+++ Given data +++
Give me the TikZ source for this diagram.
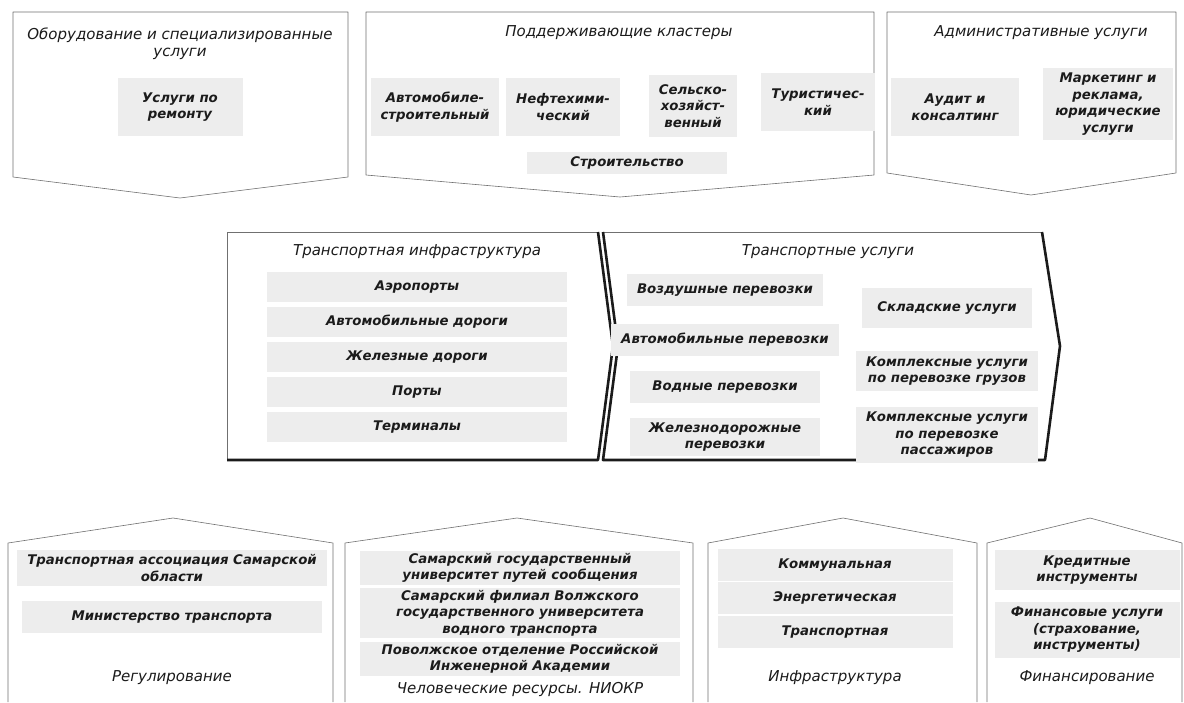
\documentclass[tikz,border=0pt]{standalone}
\usepackage{fontspec}
\setmainfont{DejaVu Sans}
\definecolor{ink}{HTML}{1B1B1B}
\definecolor{speck}{HTML}{EDEDED}
\definecolor{edge}{HTML}{707070}
\tikzset{
  frame/.style={draw=edge, line width=0.6pt, line join=round},
  heavyedge/.style={draw=ink, line width=2.6pt, line join=round},
  headtxt/.style={align=center, text=ink, inner sep=0pt,
                  font=\fontsize{15}{17}\selectfont\itshape},
  itembox/.style={fill=speck, align=center, text=ink, inner xsep=10pt, inner ysep=5pt,
                  font=\fontsize{13.3}{16.5}\selectfont\bfseries\itshape}}

\begin{document}
\begin{tikzpicture}[x=1pt,y=-1pt]
  \fill[white] (0,0) rectangle (1184,702);
  \useasboundingbox (0,0) rectangle (1184,702);

  % top row
  \draw[frame] (13,12) -- (348,12) -- (348,177) -- (180,198) -- (13,177) -- cycle;
  \draw[frame] (366,12) -- (874,12) -- (874,175) -- (620,197) -- (366,175) -- cycle;
  \draw[frame] (887,12) -- (1176,12) -- (1176,173) -- (1031,195) -- (887,173) -- cycle;

  \node[headtxt] (equipHead) at (180,44) {Оборудование и специализированные\\услуги};
  \node[itembox, minimum width=125pt, minimum height=58pt] (repair) at (180,107) {Услуги по\\ремонту};

  \node[headtxt] (clusterHead) at (619,33) {Поддерживающие кластеры};
  \node[itembox, minimum height=58pt] (autoInd) at (435,107) {Автомобиле-\\строительный};
  \node[itembox, minimum height=58pt] (petro) at (563,107) {Нефтехими-\\ческий};
  \node[itembox, minimum height=62pt] (agro) at (693,106) {Сельско-\\хозяйст-\\венный};
  \node[itembox, minimum height=58pt] (tourism) at (818,102) {Туристичес-\\кий};
  \node[itembox, minimum width=200pt] (building) at (627,163) {Строительство};

  \node[headtxt] (adminHead) at (1041,33) {Административные услуги};
  \node[itembox, minimum width=128pt, minimum height=58pt] (audit) at (955,107) {Аудит и\\консалтинг};
  \node[itembox, minimum width=130pt] (marketing) at (1108,104) {Маркетинг и\\реклама,\\юридические\\услуги};

  % middle row
  \draw[frame] (598,232) -- (227,232) -- (227,460);
  \draw[heavyedge] (227,460) -- (598,460) -- (613,346) -- (598,232);
  \draw[frame] (603,232) -- (1042,232);
  \draw[heavyedge] (603,232) -- (618,346) -- (603,460) -- (1045,460) -- (1060,346) -- (1042,232);

  \node[headtxt] (infraHead) at (417,252) {Транспортная инфраструктура};
  \foreach \nm/\yy/\txt in {airports/287/Аэропорты, roads/322/Автомобильные дороги,
      rails/357/Железные дороги, ports/392/Порты, terminals/427/Терминалы}
    \node[itembox, minimum width=300pt, minimum height=30pt] (\nm) at (417,\yy) {\txt};

  \node[headtxt] (serviceHead) at (828,252) {Транспортные услуги};
  \node[itembox, minimum width=190pt, minimum height=32pt] (airTr) at (725,290) {Воздушные перевозки};
  \node[itembox, minimum width=190pt, minimum height=32pt] (roadTr) at (725,340) {Автомобильные перевозки};
  \node[itembox, minimum width=190pt, minimum height=32pt] (waterTr) at (725,387) {Водные перевозки};
  \node[itembox, minimum width=190pt] (railTr) at (725,437) {Железнодорожные\\перевозки};
  \node[itembox, minimum width=170pt, minimum height=40pt] (storage) at (947,308) {Складские услуги};
  \node[itembox, minimum width=170pt] (cargo) at (947,371) {Комплексные услуги\\по перевозке грузов};
  \node[itembox, minimum width=170pt] (passeng) at (947,435) {Комплексные услуги\\по перевозке\\пассажиров};

  % bottom row
  \draw[frame] (8,702) -- (8,543) -- (173,518) -- (333,543) -- (333,702);
  \draw[frame] (345,702) -- (345,543) -- (517,518) -- (693,543) -- (693,702);
  \draw[frame] (708,702) -- (708,543) -- (843,518) -- (977,543) -- (977,702);
  \draw[frame] (987,702) -- (987,543) -- (1090,518) -- (1182,543) -- (1182,702);

  \node[itembox, minimum width=300pt] (assoc) at (172,568) {Транспортная ассоциация Самарской\\области};
  \node[itembox, minimum width=300pt, minimum height=32pt] (ministry) at (172,617) {Министерство транспорта};
  \node[headtxt] (regul) at (172,678) {Регулирование};

  \node[itembox, inner ysep=2pt, minimum width=320pt] (univ) at (520,568) {Самарский государственный\\университет путей сообщения};
  \node[itembox, inner ysep=2pt, minimum width=320pt] (branch) at (520,613) {Самарский филиал Волжского\\государственного университета\\водного транспорта};
  \node[itembox, inner ysep=2pt, minimum width=320pt] (academy) at (520,659) {Поволжское отделение Российской\\Инженерной Академии};
  \node[headtxt] (human) at (520,689) {Человеческие ресурсы. НИОКР};

  \node[itembox, minimum width=235pt, minimum height=32pt] (communal) at (835,565) {Коммунальная};
  \node[itembox, minimum width=235pt, minimum height=32pt] (energy) at (835,598) {Энергетическая};
  \node[itembox, minimum width=235pt, minimum height=32pt] (transp) at (835,632) {Транспортная};
  \node[headtxt] (infra) at (835,678) {Инфраструктура};

  \node[itembox, minimum width=185pt] (credit) at (1087,570) {Кредитные\\инструменты};
  \node[itembox, minimum width=185pt] (finserv) at (1087,630) {Финансовые услуги\\(страхование,\\инструменты)};
  \node[headtxt] (finance) at (1087,678) {Финансирование};
\end{tikzpicture}
\end{document}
+++
• Exercise: Reproduce the data verbatim. Do not carry any picture into the copy.

• Solution to the problem:
Give me the TikZ source for this diagram.
\documentclass[tikz,border=0pt]{standalone}
\usepackage{fontspec}
\setmainfont{DejaVu Sans}
\definecolor{ink}{HTML}{1B1B1B}
\definecolor{speck}{HTML}{EDEDED}
\definecolor{edge}{HTML}{707070}
\tikzset{
  frame/.style={draw=edge, line width=0.6pt, line join=round},
  heavyedge/.style={draw=ink, line width=2.6pt, line join=round},
  headtxt/.style={align=center, text=ink, inner sep=0pt,
                  font=\fontsize{15}{17}\selectfont\itshape},
  itembox/.style={fill=speck, align=center, text=ink, inner xsep=10pt, inner ysep=5pt,
                  font=\fontsize{13.3}{16.5}\selectfont\bfseries\itshape}}

\begin{document}
\begin{tikzpicture}[x=1pt,y=-1pt]
  \fill[white] (0,0) rectangle (1184,702);
  \useasboundingbox (0,0) rectangle (1184,702);

  % top row
  \draw[frame] (13,12) -- (348,12) -- (348,177) -- (180,198) -- (13,177) -- cycle;
  \draw[frame] (366,12) -- (874,12) -- (874,175) -- (620,197) -- (366,175) -- cycle;
  \draw[frame] (887,12) -- (1176,12) -- (1176,173) -- (1031,195) -- (887,173) -- cycle;

  \node[headtxt] (equipHead) at (180,44) {Оборудование и специализированные\\услуги};
  \node[itembox, minimum width=125pt, minimum height=58pt] (repair) at (180,107) {Услуги по\\ремонту};

  \node[headtxt] (clusterHead) at (619,33) {Поддерживающие кластеры};
  \node[itembox, minimum height=58pt] (autoInd) at (435,107) {Автомобиле-\\строительный};
  \node[itembox, minimum height=58pt] (petro) at (563,107) {Нефтехими-\\ческий};
  \node[itembox, minimum height=62pt] (agro) at (693,106) {Сельско-\\хозяйст-\\венный};
  \node[itembox, minimum height=58pt] (tourism) at (818,102) {Туристичес-\\кий};
  \node[itembox, minimum width=200pt] (building) at (627,163) {Строительство};

  \node[headtxt] (adminHead) at (1041,33) {Административные услуги};
  \node[itembox, minimum width=128pt, minimum height=58pt] (audit) at (955,107) {Аудит и\\консалтинг};
  \node[itembox, minimum width=130pt] (marketing) at (1108,104) {Маркетинг и\\реклама,\\юридические\\услуги};

  % middle row
  \draw[frame] (598,232) -- (227,232) -- (227,460);
  \draw[heavyedge] (227,460) -- (598,460) -- (613,346) -- (598,232);
  \draw[frame] (603,232) -- (1042,232);
  \draw[heavyedge] (603,232) -- (618,346) -- (603,460) -- (1045,460) -- (1060,346) -- (1042,232);

  \node[headtxt] (infraHead) at (417,252) {Транспортная инфраструктура};
  \foreach \nm/\yy/\txt in {airports/287/Аэропорты, roads/322/Автомобильные дороги,
      rails/357/Железные дороги, ports/392/Порты, terminals/427/Терминалы}
    \node[itembox, minimum width=300pt, minimum height=30pt] (\nm) at (417,\yy) {\txt};

  \node[headtxt] (serviceHead) at (828,252) {Транспортные услуги};
  \node[itembox, minimum width=190pt, minimum height=32pt] (airTr) at (725,290) {Воздушные перевозки};
  \node[itembox, minimum width=190pt, minimum height=32pt] (roadTr) at (725,340) {Автомобильные перевозки};
  \node[itembox, minimum width=190pt, minimum height=32pt] (waterTr) at (725,387) {Водные перевозки};
  \node[itembox, minimum width=190pt] (railTr) at (725,437) {Железнодорожные\\перевозки};
  \node[itembox, minimum width=170pt, minimum height=40pt] (storage) at (947,308) {Складские услуги};
  \node[itembox, minimum width=170pt] (cargo) at (947,371) {Комплексные услуги\\по перевозке грузов};
  \node[itembox, minimum width=170pt] (passeng) at (947,435) {Комплексные услуги\\по перевозке\\пассажиров};

  % bottom row
  \draw[frame] (8,702) -- (8,543) -- (173,518) -- (333,543) -- (333,702);
  \draw[frame] (345,702) -- (345,543) -- (517,518) -- (693,543) -- (693,702);
  \draw[frame] (708,702) -- (708,543) -- (843,518) -- (977,543) -- (977,702);
  \draw[frame] (987,702) -- (987,543) -- (1090,518) -- (1182,543) -- (1182,702);

  \node[itembox, minimum width=300pt] (assoc) at (172,568) {Транспортная ассоциация Самарской\\области};
  \node[itembox, minimum width=300pt, minimum height=32pt] (ministry) at (172,617) {Министерство транспорта};
  \node[headtxt] (regul) at (172,678) {Регулирование};

  \node[itembox, inner ysep=2pt, minimum width=320pt] (univ) at (520,568) {Самарский государственный\\университет путей сообщения};
  \node[itembox, inner ysep=2pt, minimum width=320pt] (branch) at (520,613) {Самарский филиал Волжского\\государственного университета\\водного транспорта};
  \node[itembox, inner ysep=2pt, minimum width=320pt] (academy) at (520,659) {Поволжское отделение Российской\\Инженерной Академии};
  \node[headtxt] (human) at (520,689) {Человеческие ресурсы. НИОКР};

  \node[itembox, minimum width=235pt, minimum height=32pt] (communal) at (835,565) {Коммунальная};
  \node[itembox, minimum width=235pt, minimum height=32pt] (energy) at (835,598) {Энергетическая};
  \node[itembox, minimum width=235pt, minimum height=32pt] (transp) at (835,632) {Транспортная};
  \node[headtxt] (infra) at (835,678) {Инфраструктура};

  \node[itembox, minimum width=185pt] (credit) at (1087,570) {Кредитные\\инструменты};
  \node[itembox, minimum width=185pt] (finserv) at (1087,630) {Финансовые услуги\\(страхование,\\инструменты)};
  \node[headtxt] (finance) at (1087,678) {Финансирование};
\end{tikzpicture}
\end{document}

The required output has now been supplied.